Nehemiah 8:1-3, 5-6, 8-10
1 Corinthians 12:12-31a
Peace be with you!
Have you ever had someone find out who you are before meeting you and expect you to behave a certain way? If there is one thing I hate, it is when individuals come up to whomever I am with and say, “Bless your soul. It is so good that you take her out and about.” Instead of seeing me as an individual, people see the electric wheelchair and hear someone who is not able to speak clearly (they hear static), and therefore assume I am a burden on society. My brassy friends will come back with, “Oh, she is getting me out. She goes all over the country visiting friends and family. I am just glad she has time to visit me.” The unexpected individual will go silence usually and walks away as if a nun slapped them on the wrist. My dad usually says as he drops me off at the airport, “She is the traveler of the family. She was just home between trips. She is very independent.” People tend to think an electric wheelchair causes an individual to not be able to perform tasks that “normal” individuals do or that all individuals in wheelchairs do not have the mental capacity to think for themselves.
Jesus goes to the synagogue and teaches out of Isaiah.
“The Spirit of the Lord is upon me,
because he has anointed me
to bring good news to the poor.
He has sent me to proclaim release to the captives
and recovery of sight to the blind,
to let the oppressed go free,
to proclaim the year of the Lord’s favor.” (Luke 4:18-19 NRSV)
As the Messiah, Jesus is filled with the Holy Spirit from his baptism (Luke 3:21-22). Jesus has come into the world to sent God’s people free: to release captives, to give the blind sight, and to set the oppressed free (Luke 4:18b). The list of Messianic duties does not sound glorious.
Society has an image of what individuals should look like and how they should act. The Messiah is not supposed to care about the lonely and weak. As God’s son, Jesus should be willing to fight against the enemies of the Jews and give them the “Promise Land” as the Lord gave it to the Israelites when he led them out of Egypt. The Jews are expecting Jesus to physically free them from the Roman Empire. Instead Jesus is going to psychosocially and spiritually free the Jews from the darkness and their sins
By reading Isaiah, Jesus is reading his job description: to release captives, to give the blind sight, and to set the oppressed free (Luke 4:18b). Jesus understands what the Jews expect of him, but God the Father has other plans for him. Jesus will set the Jews (and anyone else who follows him – more on that next week) free by releasing them of their sins through his crucifixion, death, and resurrection. Jesus has a hefty job to do.

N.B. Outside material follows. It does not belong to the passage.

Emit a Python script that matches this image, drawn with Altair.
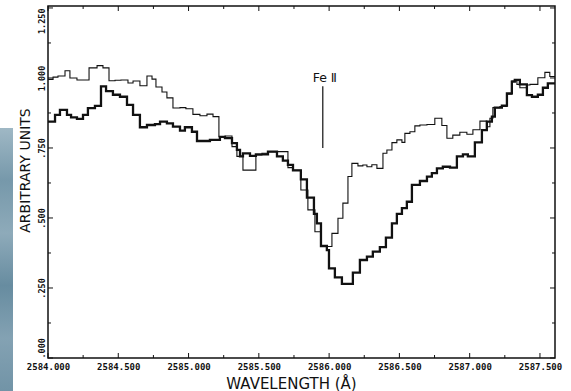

He has to turns the hearts of the Jews towards God the Father.
Leviticus 25:8-17 instructs the Israelites of the year of Jubilee where individuals are released of their debts and slaves are released every seven years. The Jubilee year is a year of deliverance. Jesus brings the spirit of the Jubilee year into the world by delivering us of our past, present, and future sins through his crucifixion, death, and resurrection.
The Jews do not understand how Jesus, the Messiah, will deliver them from their sins and allow them to be in a relationship with God the Father again. The bonds the world has on the Jews will be broken, and they will be lifted up to be with God the Father. Jesus’ crucifixion, death, and resurrection will free the Jews beyond their imaginations. He will bring light into the darkness, feed the hungry, and find the lost.
We may not always understand how much we need Jesus deliver us from us, how much we need to be in a relationship with God the Father, and how much God loves us for who we are. God does not expect us to be anything less or more than who we are today. We do not have to prove anything to God the Father. All God asks of us is that we love him, believe in him, and let him lead us.
Thanks be to God!
Dear Heavenly Father, Thank you for loving us so deeply to give us what we need, not what we want. Help us to understand Jesus came to redeem us of our sins through his crucifixion, death, and resurrection. Remind us that we need your love when we are in the wilderness, especially when we are lost and confused. Thank you for redeeming us of our sins. Amen.
Thanks to the Triune God – God the Father, God the Son, and God the Holy Spirit.
Please answer the following reflective questions in the comments below. Please agree to disagree and be respectful to each other. (If you have not already done so, please also take a moment, to sign the comment covenant.) You can answer as many questions as you would like.
1. How do people view you as an individual?
2. How do you view Jesus as an individual?
3. How does Jesus continue to redeem you from your sins?